Non-government organisations are also joining the fray, or at least private contractors want them to – Triple Canopy and the British security company, Aegis Defence Services, have reportedly advertised their services to NGOs as well as NGO trade associations. Less to win wars and more to protect volunteers in dangerous parts.
Of graver concern is the emerging trend of mercenaries offering their services to, as opposed to in service against, terrorist organisations.
Malhama Tactical, which is based in Uzbekistan, reportedly offers military trainers, arms dealers, and elite warriors to Islamic extremists, including the Nusra Front, an al Qaeda-affiliated group, and the Turkistan Islamic Party, a Uighur extremist group based in China.
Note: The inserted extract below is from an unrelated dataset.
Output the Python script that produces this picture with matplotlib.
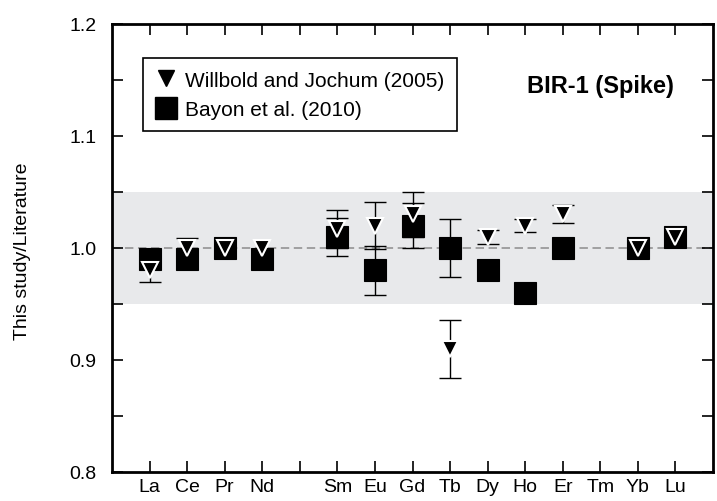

And, of greatest potential for Hollywood adaptation is the growing prospect of high-net-worth individuals engaging mercenaries to prosecute their own idiosyncratic agendas. A Financial Times report in 2008 recounted actress Mia Farrow’s request for Blackwater to intervene in Sudan’s Darfur region.
Whether overt, covert, or operating independently and even in despite of government, mercenaries have been on the rise over the last 30-plus years. Some private units are now better equipped and more effective than many conventional militaries. And all are enjoying a growing client pool.
For as long as we can remember, states had a monopoly on force, at least officially. Now, it’s an increasingly competitive market, and there are untold consequences for our international order and businesses operating in the increasing number of states where mercenaries play a role.